確かクロカタビロオサムシって成虫越冬だよね。夏の終わりだか秋の初めに幼虫が土中に潜り込み、蛹から成虫になる筈だ。つーことは前年に既に沢山の幼虫がいた事になる。しかし、前年にマイマイガは大量発生していたワケではないよね。他の蛾の幼虫が大発生したというのも聞いていない。だったら計算が合わないじゃないか。前年にクロカタビロの幼虫が大量に生き残るには、餌となる芋虫だの毛虫だのが沢山必要となる。けど、マイマイガの幼虫が大発生するのは翌年なのだ。何でクロカタビロがそんなに生き残ったのかが、よくワカンナイ。
調べてみたら、クロカタビロオサムシは寿命が2年もあるらしい。越冬成虫には前年の成虫と新成虫の両方がいるようだ。一瞬、大発生の前年と前々年との成虫が合わさって、たまたま偶然にスゴい数の成虫が現れたのかと思った。しかし、東北なんかでは蛾の幼虫の大量発生(シャチホコガの1種)とクロカタビロの大発生は連動するらしい。どうやら偶然では無さそうだ。実際、今年も大量の毛虫が湧いてて、各地でクロカタビロオサが頻繁に見掛けられ始めているようだ。

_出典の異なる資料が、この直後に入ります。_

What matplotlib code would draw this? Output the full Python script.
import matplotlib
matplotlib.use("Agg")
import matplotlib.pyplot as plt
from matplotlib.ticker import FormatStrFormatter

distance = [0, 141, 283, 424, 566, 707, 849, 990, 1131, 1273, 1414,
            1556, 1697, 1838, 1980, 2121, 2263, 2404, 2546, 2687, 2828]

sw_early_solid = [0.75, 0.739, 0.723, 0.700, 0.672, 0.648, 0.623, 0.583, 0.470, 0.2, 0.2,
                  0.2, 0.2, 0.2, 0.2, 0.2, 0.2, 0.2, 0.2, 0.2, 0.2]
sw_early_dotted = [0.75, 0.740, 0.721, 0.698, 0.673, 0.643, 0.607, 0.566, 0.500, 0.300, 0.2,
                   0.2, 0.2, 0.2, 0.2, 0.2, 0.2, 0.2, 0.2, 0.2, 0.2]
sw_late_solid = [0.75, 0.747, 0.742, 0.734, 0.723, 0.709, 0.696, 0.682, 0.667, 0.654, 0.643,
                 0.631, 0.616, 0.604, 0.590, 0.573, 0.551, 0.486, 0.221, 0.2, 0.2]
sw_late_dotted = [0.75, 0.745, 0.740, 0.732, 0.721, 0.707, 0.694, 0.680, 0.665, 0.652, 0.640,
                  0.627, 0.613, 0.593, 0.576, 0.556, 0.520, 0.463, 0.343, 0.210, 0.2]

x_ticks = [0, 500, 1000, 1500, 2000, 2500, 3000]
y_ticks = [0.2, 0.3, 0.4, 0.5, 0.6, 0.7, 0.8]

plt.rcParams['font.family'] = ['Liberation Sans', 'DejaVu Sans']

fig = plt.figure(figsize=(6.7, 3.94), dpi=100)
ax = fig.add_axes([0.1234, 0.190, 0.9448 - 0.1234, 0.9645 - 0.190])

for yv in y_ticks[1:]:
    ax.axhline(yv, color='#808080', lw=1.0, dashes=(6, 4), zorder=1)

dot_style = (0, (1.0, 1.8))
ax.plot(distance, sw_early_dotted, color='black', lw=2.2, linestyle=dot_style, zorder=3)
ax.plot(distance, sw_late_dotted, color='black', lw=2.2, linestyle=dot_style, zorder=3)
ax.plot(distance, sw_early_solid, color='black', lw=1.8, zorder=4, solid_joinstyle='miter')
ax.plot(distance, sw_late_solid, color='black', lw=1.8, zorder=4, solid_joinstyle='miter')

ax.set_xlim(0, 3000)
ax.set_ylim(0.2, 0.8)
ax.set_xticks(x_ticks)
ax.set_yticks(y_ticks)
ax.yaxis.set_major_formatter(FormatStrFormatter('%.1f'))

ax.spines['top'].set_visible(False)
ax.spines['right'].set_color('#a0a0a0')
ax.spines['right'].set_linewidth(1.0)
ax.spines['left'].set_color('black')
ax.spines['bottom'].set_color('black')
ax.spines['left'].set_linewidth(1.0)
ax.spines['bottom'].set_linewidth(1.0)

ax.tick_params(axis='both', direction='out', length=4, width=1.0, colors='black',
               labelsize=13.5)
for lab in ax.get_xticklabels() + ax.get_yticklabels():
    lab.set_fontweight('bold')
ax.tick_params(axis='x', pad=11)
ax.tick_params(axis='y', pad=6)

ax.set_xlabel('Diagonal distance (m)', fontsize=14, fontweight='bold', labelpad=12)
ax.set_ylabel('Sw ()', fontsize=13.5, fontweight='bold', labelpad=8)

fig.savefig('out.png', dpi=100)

それはさておき、何でクロカタビロちゃんは来年にマイマイガが大発生するって解ってたんだ❓予知能力でもあんのかよ❓
予知能力があるんだったら、スゴいよね。
理解不能だわさ。虫って、宇宙人だな。

 
                 おしまい

 
追伸
情が湧いたのか、このクロカタビロオサムシは採集しなかった。それに尻から臭い液を噴射されんのがヤだったというのもある。
因みに、樹液に来ていたワケではないが、もう1頭樹幹に静止していた個体も見ました。どちらも日没後まもなくだった。或いは夜はその時間帯くらいまでしか行動しないのかもしれない。ワカンナイけど。

一応、参考までに標本写真も添付しようと思ったが
手持ちのものがある筈だが行方不明。仕様がないので、綺麗な展足写真をお借りしよう。

 
【クロカタビロオサムシ♂】
(出展『日本産環境指標ゴミムシ類データベース 里山のゴミムシ』)

 
オサムシにしては、ズングリ型なのが特徴。
カッコイイ。オサムシはフォルムがスタイリッシュなので、基本的に好きだ。北海道にはオオルリオサムシやアイヌキンオサムシなど、美麗な金属光沢に輝くものもいて「歩く宝石」なんて言われたりもする。

 
【オオルリオサムシ】
(出展『井村有希・水沢清行 著『世界のオサムシ大図鑑』』以下、同じ)

 
色のバリエーションが様々なのも魅力だ。

 

 
【アイヌキンオサムシ】

 
似ているが、オオルリオサムシよりも一回り小さい。

   
(註1)樹液を吸うなんて聞いたことがなかった…

クロカタビロオサムシは聞いたことがなかったが、オサムシの仲間ではマイマイカブリやツシマカブリモドキが樹液や果実を発酵させたトラップに集まることが知られている。去年、山梨の大菩薩ではクロナガオサムシの仲間(コクロナガオサムシ?)がトラップに2頭寄って来てた。